*SHORT TASK:* Below are entries; repeat exactly, and nothing else, the lines from the one holding "What seaborn and" through the one holding "import pandas as pd", inclusive. Leave the pictures out.

*DATA RECORDS:*

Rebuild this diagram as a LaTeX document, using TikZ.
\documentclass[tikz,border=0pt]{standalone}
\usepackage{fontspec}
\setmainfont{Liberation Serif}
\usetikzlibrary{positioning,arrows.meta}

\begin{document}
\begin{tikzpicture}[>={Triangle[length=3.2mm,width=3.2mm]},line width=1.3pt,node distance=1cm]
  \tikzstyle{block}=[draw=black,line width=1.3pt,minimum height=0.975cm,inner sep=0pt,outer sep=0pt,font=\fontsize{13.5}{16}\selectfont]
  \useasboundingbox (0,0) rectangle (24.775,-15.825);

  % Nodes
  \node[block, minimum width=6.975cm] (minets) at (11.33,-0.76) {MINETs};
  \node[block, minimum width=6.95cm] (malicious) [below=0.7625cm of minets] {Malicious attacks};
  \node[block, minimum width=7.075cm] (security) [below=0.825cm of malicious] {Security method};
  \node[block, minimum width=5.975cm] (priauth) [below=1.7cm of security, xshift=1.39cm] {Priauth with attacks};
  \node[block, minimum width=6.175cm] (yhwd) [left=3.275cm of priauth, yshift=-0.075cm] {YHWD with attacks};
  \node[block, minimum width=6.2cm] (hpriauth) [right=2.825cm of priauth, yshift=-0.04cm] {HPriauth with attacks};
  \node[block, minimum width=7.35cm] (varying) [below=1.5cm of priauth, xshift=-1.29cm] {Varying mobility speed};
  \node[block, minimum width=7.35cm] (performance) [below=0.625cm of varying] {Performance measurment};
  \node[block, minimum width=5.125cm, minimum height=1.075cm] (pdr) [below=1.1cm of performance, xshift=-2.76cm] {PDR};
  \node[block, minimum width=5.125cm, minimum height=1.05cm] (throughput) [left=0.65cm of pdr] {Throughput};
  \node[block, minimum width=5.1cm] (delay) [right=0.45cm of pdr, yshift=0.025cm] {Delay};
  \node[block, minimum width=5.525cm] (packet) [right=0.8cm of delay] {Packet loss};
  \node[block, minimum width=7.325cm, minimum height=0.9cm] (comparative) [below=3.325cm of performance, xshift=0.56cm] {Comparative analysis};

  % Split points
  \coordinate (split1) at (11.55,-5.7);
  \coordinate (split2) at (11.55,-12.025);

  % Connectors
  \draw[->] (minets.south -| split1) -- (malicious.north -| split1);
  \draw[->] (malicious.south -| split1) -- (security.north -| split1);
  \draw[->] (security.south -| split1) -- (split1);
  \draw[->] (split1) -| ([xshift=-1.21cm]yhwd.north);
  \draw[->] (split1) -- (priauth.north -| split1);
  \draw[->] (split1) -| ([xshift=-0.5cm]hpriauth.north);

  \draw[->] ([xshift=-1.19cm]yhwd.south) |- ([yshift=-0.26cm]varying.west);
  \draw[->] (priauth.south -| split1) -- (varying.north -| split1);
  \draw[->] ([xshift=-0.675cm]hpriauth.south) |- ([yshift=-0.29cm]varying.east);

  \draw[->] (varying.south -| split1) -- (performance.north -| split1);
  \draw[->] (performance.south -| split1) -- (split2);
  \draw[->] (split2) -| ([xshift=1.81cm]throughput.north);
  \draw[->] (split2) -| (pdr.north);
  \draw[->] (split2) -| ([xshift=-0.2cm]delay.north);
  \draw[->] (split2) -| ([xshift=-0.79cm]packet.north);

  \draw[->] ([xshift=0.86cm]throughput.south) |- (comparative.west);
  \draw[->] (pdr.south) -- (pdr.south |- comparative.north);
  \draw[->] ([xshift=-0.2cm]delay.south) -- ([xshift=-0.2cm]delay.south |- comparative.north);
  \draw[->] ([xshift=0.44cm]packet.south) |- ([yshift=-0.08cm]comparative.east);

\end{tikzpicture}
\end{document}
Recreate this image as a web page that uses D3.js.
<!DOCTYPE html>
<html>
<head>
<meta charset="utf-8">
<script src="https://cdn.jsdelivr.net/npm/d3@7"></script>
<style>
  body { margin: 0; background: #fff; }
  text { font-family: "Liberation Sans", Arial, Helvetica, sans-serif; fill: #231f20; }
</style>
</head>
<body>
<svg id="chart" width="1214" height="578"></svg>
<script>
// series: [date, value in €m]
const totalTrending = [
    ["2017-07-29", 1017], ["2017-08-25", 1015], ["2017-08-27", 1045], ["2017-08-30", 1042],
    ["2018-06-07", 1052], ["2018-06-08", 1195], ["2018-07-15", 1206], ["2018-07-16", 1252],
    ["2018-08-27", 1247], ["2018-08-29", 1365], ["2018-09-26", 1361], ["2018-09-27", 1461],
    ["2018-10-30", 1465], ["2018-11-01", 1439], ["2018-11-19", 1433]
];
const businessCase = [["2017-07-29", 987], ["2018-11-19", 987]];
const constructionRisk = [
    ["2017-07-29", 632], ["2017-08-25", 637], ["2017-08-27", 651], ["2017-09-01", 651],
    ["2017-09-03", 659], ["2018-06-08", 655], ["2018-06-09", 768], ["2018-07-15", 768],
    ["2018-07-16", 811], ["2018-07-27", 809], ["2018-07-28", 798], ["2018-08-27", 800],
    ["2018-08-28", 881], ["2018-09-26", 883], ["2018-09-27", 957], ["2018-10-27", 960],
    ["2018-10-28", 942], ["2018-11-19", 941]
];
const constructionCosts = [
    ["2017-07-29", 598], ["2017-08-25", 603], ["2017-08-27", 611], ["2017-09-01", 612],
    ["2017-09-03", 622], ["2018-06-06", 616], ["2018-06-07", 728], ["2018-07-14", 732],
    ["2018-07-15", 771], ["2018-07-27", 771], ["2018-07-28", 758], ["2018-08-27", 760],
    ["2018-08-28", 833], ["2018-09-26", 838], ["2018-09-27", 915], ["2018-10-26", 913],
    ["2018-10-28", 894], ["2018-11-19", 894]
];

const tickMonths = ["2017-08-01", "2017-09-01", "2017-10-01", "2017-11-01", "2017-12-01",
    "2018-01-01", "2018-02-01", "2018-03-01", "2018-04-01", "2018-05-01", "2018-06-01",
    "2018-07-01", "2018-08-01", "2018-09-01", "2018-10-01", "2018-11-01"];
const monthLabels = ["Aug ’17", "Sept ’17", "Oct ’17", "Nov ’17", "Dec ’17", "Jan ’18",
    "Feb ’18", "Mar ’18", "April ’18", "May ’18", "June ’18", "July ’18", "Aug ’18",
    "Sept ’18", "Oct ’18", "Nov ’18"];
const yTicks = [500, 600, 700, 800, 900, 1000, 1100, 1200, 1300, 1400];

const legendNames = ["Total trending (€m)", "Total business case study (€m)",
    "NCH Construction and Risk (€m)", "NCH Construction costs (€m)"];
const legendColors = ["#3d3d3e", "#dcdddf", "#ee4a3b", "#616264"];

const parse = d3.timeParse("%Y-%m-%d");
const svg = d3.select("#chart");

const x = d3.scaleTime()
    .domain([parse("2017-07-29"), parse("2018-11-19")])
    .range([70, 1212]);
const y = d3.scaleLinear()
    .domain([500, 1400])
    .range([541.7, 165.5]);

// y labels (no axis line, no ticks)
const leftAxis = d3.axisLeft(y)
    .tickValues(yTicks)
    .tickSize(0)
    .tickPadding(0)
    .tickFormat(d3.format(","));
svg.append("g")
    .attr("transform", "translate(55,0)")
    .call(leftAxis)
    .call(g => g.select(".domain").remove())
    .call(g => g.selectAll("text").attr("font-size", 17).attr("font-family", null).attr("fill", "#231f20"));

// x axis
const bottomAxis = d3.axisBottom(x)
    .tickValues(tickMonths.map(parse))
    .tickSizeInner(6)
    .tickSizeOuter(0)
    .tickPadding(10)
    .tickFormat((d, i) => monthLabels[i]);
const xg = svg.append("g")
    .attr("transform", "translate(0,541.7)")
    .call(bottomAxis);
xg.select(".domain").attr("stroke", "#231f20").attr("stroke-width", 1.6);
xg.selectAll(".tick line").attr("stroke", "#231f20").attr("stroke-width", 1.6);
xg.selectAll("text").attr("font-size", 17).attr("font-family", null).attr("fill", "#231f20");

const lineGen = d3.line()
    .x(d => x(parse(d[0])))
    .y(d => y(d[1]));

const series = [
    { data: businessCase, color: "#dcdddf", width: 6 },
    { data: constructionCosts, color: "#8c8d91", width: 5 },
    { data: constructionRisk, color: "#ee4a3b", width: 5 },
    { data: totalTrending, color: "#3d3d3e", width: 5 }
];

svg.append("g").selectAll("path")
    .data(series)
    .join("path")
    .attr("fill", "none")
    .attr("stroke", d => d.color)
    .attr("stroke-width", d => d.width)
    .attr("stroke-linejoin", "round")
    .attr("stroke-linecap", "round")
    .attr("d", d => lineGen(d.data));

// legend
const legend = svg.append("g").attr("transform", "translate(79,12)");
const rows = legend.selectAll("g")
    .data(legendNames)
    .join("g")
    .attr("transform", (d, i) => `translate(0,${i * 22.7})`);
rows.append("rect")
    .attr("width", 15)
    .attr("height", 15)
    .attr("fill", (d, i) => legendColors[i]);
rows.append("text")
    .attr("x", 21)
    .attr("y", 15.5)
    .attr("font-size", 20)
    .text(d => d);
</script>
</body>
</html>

==

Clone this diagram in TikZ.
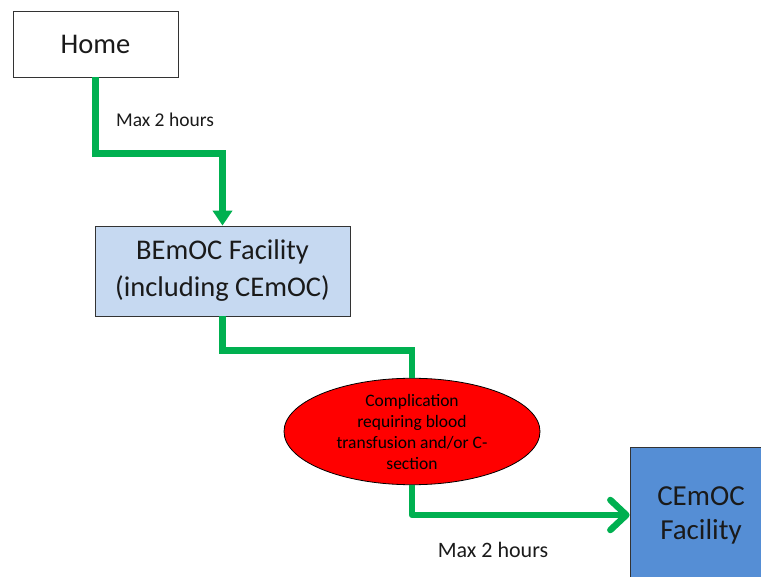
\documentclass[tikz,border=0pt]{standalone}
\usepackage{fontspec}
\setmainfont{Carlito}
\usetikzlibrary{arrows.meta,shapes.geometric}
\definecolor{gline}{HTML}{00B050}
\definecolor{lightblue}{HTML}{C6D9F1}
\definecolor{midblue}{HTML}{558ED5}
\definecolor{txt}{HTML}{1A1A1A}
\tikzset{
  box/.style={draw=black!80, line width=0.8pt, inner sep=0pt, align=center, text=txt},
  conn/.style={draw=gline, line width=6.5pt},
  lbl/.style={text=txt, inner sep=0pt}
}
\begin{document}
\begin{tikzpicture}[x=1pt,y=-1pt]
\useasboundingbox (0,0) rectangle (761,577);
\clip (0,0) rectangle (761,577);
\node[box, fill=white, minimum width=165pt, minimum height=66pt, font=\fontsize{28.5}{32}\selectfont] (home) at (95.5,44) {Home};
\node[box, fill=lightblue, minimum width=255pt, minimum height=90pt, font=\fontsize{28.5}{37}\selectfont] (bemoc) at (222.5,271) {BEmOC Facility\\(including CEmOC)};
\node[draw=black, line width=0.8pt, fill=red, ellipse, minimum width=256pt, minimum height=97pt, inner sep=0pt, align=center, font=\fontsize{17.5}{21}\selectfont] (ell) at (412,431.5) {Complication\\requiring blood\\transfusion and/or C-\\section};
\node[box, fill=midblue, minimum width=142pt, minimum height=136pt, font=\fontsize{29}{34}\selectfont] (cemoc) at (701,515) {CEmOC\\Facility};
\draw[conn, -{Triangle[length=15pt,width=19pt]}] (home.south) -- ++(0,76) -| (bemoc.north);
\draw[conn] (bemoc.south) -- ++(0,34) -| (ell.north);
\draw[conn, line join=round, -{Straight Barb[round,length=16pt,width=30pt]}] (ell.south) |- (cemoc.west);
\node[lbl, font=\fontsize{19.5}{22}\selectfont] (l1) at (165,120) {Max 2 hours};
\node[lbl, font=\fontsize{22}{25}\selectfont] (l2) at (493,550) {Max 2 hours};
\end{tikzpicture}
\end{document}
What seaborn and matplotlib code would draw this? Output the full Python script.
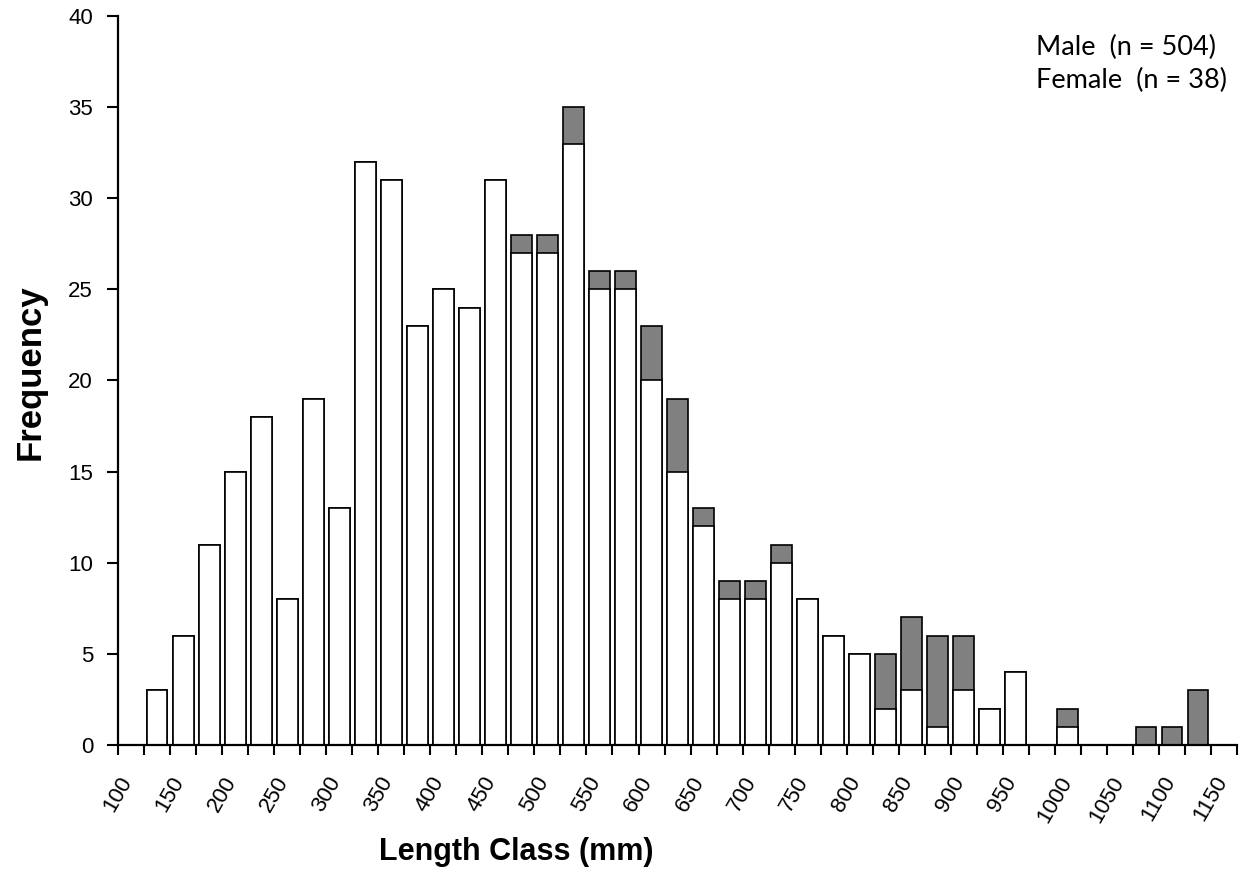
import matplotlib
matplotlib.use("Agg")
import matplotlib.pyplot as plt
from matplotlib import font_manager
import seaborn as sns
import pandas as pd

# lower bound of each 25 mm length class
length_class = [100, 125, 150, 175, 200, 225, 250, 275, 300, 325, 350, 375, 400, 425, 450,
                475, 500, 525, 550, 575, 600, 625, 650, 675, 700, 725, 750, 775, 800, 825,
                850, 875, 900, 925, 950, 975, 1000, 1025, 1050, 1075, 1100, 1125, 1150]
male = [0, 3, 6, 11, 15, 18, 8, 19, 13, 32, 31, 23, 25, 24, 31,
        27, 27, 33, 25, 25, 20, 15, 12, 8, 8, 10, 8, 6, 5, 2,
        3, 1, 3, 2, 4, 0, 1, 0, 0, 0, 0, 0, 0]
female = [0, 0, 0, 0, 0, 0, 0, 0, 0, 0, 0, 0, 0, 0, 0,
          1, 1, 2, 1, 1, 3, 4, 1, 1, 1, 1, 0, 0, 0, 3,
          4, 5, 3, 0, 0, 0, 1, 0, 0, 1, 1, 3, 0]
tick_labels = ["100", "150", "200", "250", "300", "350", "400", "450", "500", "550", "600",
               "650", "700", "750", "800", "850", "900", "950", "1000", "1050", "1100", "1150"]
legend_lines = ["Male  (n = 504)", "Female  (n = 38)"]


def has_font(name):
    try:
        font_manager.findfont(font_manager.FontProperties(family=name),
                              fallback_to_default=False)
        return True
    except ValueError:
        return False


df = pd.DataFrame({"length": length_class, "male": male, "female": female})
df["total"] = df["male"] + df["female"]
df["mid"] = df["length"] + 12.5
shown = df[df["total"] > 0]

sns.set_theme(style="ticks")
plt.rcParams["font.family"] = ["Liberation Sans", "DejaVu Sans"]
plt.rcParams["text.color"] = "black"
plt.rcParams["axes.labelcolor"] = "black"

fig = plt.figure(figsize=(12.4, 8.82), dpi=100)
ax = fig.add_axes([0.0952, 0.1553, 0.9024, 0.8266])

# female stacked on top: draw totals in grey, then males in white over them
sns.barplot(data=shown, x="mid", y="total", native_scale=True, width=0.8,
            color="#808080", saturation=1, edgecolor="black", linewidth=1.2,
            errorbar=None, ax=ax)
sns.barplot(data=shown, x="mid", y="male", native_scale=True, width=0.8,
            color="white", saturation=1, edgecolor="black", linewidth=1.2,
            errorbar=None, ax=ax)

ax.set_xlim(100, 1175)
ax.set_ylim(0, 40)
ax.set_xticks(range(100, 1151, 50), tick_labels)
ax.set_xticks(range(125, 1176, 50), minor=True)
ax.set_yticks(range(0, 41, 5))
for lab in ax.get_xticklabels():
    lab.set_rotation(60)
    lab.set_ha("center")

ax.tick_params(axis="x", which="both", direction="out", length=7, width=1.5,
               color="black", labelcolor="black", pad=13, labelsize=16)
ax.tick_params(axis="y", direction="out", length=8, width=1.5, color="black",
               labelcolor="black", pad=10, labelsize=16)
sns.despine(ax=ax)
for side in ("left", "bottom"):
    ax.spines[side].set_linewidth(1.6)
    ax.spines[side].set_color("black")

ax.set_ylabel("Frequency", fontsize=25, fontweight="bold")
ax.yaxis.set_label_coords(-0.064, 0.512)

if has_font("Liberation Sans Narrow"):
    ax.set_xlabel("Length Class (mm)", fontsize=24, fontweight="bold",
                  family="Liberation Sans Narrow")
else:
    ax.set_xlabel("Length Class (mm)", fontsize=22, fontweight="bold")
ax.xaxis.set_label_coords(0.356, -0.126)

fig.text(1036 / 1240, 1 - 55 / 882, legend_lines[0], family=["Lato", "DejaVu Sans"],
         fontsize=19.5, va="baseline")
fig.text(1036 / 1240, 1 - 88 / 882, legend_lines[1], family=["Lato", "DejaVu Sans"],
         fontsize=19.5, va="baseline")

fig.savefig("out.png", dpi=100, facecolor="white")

---

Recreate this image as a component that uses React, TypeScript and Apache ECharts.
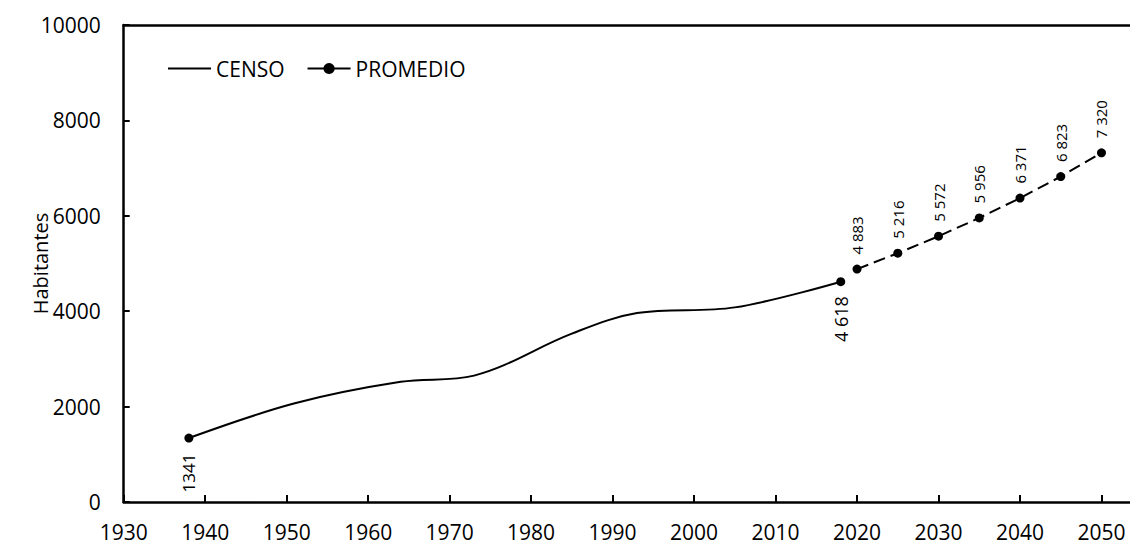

*FINISHED EXERCISE:*
What seaborn and matplotlib code would draw this? Output the full Python script.
import matplotlib
matplotlib.use("Agg")
import matplotlib.pyplot as plt
from matplotlib import font_manager
import seaborn as sns
import pandas as pd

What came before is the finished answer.